__Exercise prompt__. Type out the complete listing below word for word, without its pictures.

__Data extract__.
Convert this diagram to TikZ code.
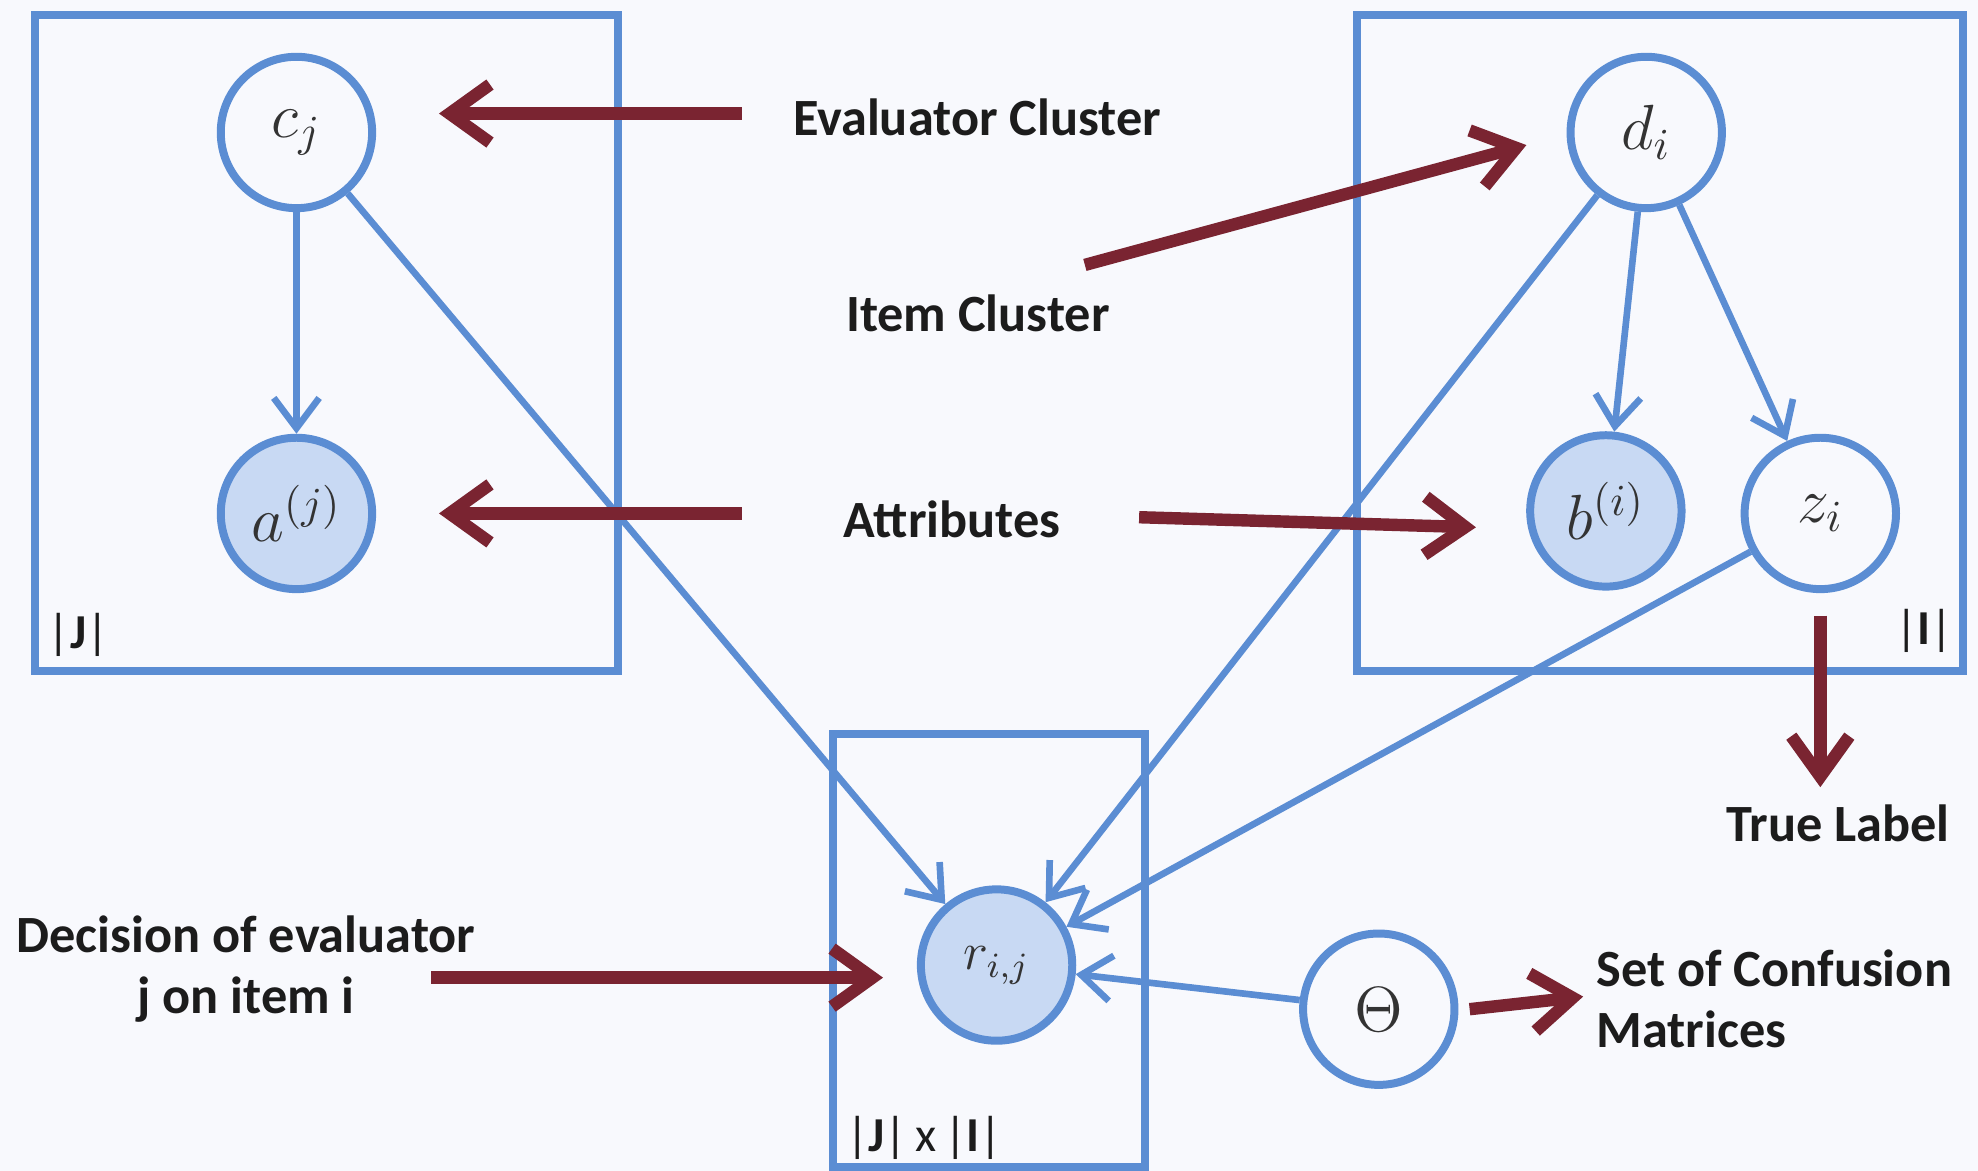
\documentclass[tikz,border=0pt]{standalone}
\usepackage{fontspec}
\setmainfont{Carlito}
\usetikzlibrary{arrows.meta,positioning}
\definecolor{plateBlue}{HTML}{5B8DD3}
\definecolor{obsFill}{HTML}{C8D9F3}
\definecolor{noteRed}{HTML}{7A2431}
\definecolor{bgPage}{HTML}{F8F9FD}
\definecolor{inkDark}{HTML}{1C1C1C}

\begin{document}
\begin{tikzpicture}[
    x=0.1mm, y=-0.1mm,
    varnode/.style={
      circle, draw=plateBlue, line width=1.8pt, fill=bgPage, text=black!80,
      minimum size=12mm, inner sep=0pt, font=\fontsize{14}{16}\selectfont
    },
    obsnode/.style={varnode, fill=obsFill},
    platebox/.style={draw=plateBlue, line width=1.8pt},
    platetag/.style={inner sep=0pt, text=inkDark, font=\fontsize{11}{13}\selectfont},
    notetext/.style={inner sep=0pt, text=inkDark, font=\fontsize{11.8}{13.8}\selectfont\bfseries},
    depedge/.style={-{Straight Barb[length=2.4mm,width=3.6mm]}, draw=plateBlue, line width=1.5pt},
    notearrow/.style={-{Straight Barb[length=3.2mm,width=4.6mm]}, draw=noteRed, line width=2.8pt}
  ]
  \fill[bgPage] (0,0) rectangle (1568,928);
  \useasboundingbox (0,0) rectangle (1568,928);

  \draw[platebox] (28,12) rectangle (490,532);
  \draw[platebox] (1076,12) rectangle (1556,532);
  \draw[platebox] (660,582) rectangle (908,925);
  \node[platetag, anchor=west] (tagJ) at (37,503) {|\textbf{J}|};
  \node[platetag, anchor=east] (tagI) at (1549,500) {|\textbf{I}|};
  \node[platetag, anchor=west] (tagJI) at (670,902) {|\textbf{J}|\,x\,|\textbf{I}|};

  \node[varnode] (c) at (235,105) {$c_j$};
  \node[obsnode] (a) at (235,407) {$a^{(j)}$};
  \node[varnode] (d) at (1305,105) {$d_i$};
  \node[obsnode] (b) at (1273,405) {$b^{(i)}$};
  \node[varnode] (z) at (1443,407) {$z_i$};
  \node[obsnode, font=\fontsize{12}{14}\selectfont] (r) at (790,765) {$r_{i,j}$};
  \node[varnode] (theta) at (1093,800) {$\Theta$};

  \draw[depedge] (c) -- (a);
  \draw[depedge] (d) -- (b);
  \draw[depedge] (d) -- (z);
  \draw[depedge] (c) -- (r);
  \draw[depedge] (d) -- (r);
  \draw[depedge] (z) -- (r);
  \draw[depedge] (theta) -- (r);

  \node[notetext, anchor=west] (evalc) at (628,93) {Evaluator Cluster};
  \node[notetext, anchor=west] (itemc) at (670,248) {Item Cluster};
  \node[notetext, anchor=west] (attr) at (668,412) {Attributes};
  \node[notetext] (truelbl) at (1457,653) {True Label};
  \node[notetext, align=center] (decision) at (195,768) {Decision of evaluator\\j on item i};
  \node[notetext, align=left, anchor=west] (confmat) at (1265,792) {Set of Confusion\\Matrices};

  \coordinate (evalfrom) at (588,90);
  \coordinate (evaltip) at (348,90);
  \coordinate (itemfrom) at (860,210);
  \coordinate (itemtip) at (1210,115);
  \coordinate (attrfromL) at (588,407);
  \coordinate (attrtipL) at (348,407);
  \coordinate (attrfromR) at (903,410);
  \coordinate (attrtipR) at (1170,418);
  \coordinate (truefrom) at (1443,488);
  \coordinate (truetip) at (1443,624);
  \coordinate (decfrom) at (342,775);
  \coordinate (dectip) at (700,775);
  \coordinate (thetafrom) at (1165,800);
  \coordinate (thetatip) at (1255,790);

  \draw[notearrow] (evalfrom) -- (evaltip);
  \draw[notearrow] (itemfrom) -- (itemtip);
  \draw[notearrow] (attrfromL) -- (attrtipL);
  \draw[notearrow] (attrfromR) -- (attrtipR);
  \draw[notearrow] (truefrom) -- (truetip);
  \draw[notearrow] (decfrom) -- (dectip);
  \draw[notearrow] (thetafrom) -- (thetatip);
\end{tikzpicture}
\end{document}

__Solution to the problem__.
Convert this diagram to TikZ code.
\documentclass[tikz,border=0pt]{standalone}
\usepackage{fontspec}
\setmainfont{Carlito}
\usetikzlibrary{arrows.meta,positioning}
\definecolor{plateBlue}{HTML}{5B8DD3}
\definecolor{obsFill}{HTML}{C8D9F3}
\definecolor{noteRed}{HTML}{7A2431}
\definecolor{bgPage}{HTML}{F8F9FD}
\definecolor{inkDark}{HTML}{1C1C1C}

\begin{document}
\begin{tikzpicture}[
    x=0.1mm, y=-0.1mm,
    varnode/.style={
      circle, draw=plateBlue, line width=1.8pt, fill=bgPage, text=black!80,
      minimum size=12mm, inner sep=0pt, font=\fontsize{14}{16}\selectfont
    },
    obsnode/.style={varnode, fill=obsFill},
    platebox/.style={draw=plateBlue, line width=1.8pt},
    platetag/.style={inner sep=0pt, text=inkDark, font=\fontsize{11}{13}\selectfont},
    notetext/.style={inner sep=0pt, text=inkDark, font=\fontsize{11.8}{13.8}\selectfont\bfseries},
    depedge/.style={-{Straight Barb[length=2.4mm,width=3.6mm]}, draw=plateBlue, line width=1.5pt},
    notearrow/.style={-{Straight Barb[length=3.2mm,width=4.6mm]}, draw=noteRed, line width=2.8pt}
  ]
  \fill[bgPage] (0,0) rectangle (1568,928);
  \useasboundingbox (0,0) rectangle (1568,928);

  \draw[platebox] (28,12) rectangle (490,532);
  \draw[platebox] (1076,12) rectangle (1556,532);
  \draw[platebox] (660,582) rectangle (908,925);
  \node[platetag, anchor=west] (tagJ) at (37,503) {|\textbf{J}|};
  \node[platetag, anchor=east] (tagI) at (1549,500) {|\textbf{I}|};
  \node[platetag, anchor=west] (tagJI) at (670,902) {|\textbf{J}|\,x\,|\textbf{I}|};

  \node[varnode] (c) at (235,105) {$c_j$};
  \node[obsnode] (a) at (235,407) {$a^{(j)}$};
  \node[varnode] (d) at (1305,105) {$d_i$};
  \node[obsnode] (b) at (1273,405) {$b^{(i)}$};
  \node[varnode] (z) at (1443,407) {$z_i$};
  \node[obsnode, font=\fontsize{12}{14}\selectfont] (r) at (790,765) {$r_{i,j}$};
  \node[varnode] (theta) at (1093,800) {$\Theta$};

  \draw[depedge] (c) -- (a);
  \draw[depedge] (d) -- (b);
  \draw[depedge] (d) -- (z);
  \draw[depedge] (c) -- (r);
  \draw[depedge] (d) -- (r);
  \draw[depedge] (z) -- (r);
  \draw[depedge] (theta) -- (r);

  \node[notetext, anchor=west] (evalc) at (628,93) {Evaluator Cluster};
  \node[notetext, anchor=west] (itemc) at (670,248) {Item Cluster};
  \node[notetext, anchor=west] (attr) at (668,412) {Attributes};
  \node[notetext] (truelbl) at (1457,653) {True Label};
  \node[notetext, align=center] (decision) at (195,768) {Decision of evaluator\\j on item i};
  \node[notetext, align=left, anchor=west] (confmat) at (1265,792) {Set of Confusion\\Matrices};

  \coordinate (evalfrom) at (588,90);
  \coordinate (evaltip) at (348,90);
  \coordinate (itemfrom) at (860,210);
  \coordinate (itemtip) at (1210,115);
  \coordinate (attrfromL) at (588,407);
  \coordinate (attrtipL) at (348,407);
  \coordinate (attrfromR) at (903,410);
  \coordinate (attrtipR) at (1170,418);
  \coordinate (truefrom) at (1443,488);
  \coordinate (truetip) at (1443,624);
  \coordinate (decfrom) at (342,775);
  \coordinate (dectip) at (700,775);
  \coordinate (thetafrom) at (1165,800);
  \coordinate (thetatip) at (1255,790);

  \draw[notearrow] (evalfrom) -- (evaltip);
  \draw[notearrow] (itemfrom) -- (itemtip);
  \draw[notearrow] (attrfromL) -- (attrtipL);
  \draw[notearrow] (attrfromR) -- (attrtipR);
  \draw[notearrow] (truefrom) -- (truetip);
  \draw[notearrow] (decfrom) -- (dectip);
  \draw[notearrow] (thetafrom) -- (thetatip);
\end{tikzpicture}
\end{document}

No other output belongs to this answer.